Which brings me to the other side. I've heard a lot of people claim that if McCain wins, they're leaving. I heard the same thing about Bush's reelection, and his unelection before that, and nobody seems to be leaving. And that's fine. Because as much as I complain about certain political happenings, atrocities, etc., I really do like it here and I suspect most other people do too. We have New York and Hollywood, purple mountain's majesty and sea to shining sea, we created jazz and country music and baseball and cars and lightbulbs and computers and that movie with hundreds of animated singing Chihuahuas! I mean who among the shivering Plymouth pilgrims ever imagined ordering hundreds of animated singing chihuahuas onto a magical box from an invisible information superweb?
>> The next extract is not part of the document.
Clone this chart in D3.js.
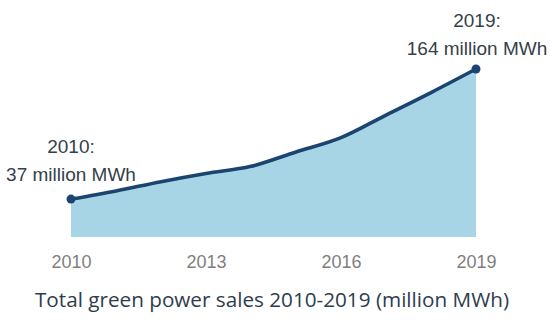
<!DOCTYPE html>
<html>
<head>
<meta charset="utf-8">
<script src="https://cdn.jsdelivr.net/npm/d3@7"></script>
<style>
html,body{margin:0;padding:0;background:#fff;}
svg{display:block;}
</style>
</head>
<body>
<svg id="chart" width="552" height="328"></svg>
<script>
const years = [2010, 2011, 2012, 2013, 2014, 2015, 2016, 2017, 2018, 2019];
const sales = [37, 45, 54, 62, 69, 83, 97, 119, 141, 164];
const tickYears = [2010, 2013, 2016, 2019];
const firstLabel = ["2010:", "37 million MWh"];
const lastLabel = ["2019:", "164 million MWh"];
const title = "Total green power sales 2010-2019 (million MWh)";

const data = years.map((y, i) => ({year: y, value: sales[i]}));
const svg = d3.select("#chart");

const x = d3.scaleLinear().domain([2010, 2019]).range([71, 476]);
const y = d3.scaleLinear().domain([0, 164]).range([237, 69]);

svg.append("path")
  .datum(data)
  .attr("fill", "#a8d5e5")
  .attr("d", d3.area().x(d => x(d.year)).y0(y(0)).y1(d => y(d.value)).curve(d3.curveMonotoneX));

svg.append("path")
  .datum(data)
  .attr("fill", "none")
  .attr("stroke", "#1c4470")
  .attr("stroke-width", 3.6)
  .attr("stroke-linejoin", "round")
  .attr("d", d3.line().x(d => x(d.year)).y(d => y(d.value)).curve(d3.curveMonotoneX));

svg.selectAll("circle.end")
  .data([data[0], data[data.length - 1]])
  .enter().append("circle")
  .attr("class", "end")
  .attr("cx", d => x(d.year))
  .attr("cy", d => y(d.value))
  .attr("r", 4.5)
  .attr("fill", "#1c4470");

const axis = d3.axisBottom(x).tickValues(tickYears).tickFormat(d3.format("d")).tickSize(0).tickPadding(0);
const gAxis = svg.append("g").attr("transform", "translate(0,255)").call(axis);
gAxis.select(".domain").remove();
gAxis.selectAll("text")
  .attr("dy", "0.71em")
  .style("font-family", "'Liberation Sans', Arial, sans-serif")
  .style("font-size", "18px")
  .attr("fill", "#7f7f7f");

function annot(lines, cx, baseTop) {
  svg.append("g").selectAll("text").data(lines).enter().append("text")
    .attr("x", cx)
    .attr("y", (d, i) => baseTop + i * 28)
    .attr("text-anchor", "middle")
    .style("font-family", "'Liberation Sans', Arial, sans-serif")
    .style("font-size", "19px")
    .attr("fill", "#353f4a")
    .text(d => d);
}
annot(firstLabel, x(2010), 153);
annot(lastLabel, x(2019) + 1, 27);

svg.append("text")
  .attr("x", 272)
  .attr("y", 307)
  .attr("text-anchor", "middle")
  .style("font-family", "'Open Sans', sans-serif")
  .style("font-size", "20.7px")
  .attr("fill", "#2e3d4d")
  .text(title);
</script>
</body>
</html>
The point being, if things don't turn out the way I want tomorrow, I feel compelled, as a college-graduated adultish-type-person, to take a stand. And if I'm going to leave I'm going to leave. But if I'm going to stay I'm not going to sit around whining like I have for the past 8 years. It's like when I don't clean my room because it's dirty and then I blame the dirt. So in my very indecisive way, before you and your screen, I'm declaring my intention to make some kind of stand in the event of -(Ican'tevensayit)-, and encouraging you to consider making one too...

Jump the ship or grab a bucket?
-Sigh-
Wasn't everything so much easier back when the worst possible affront to your values was a PB&J sandwich cut diagonally with crust?

Anyways, I guess what I'm saying is that if we're going to stay on board, we should probably be generous with our time and resources when times are tough even more than when the hero saves the day. Because what if he doesn't? And what if he can't? If we're serious about real change, election day should only be the beginning of "Yes we can," not the end.


Best,
Hannah Friedman
www.writinghannah.blogspot.com

Matt M said...

I'm going to go out on a limb and say that I reckon he'll win it. :-)

Now let the crushing sense of disappointment, sliding gradually into bitterness, begin!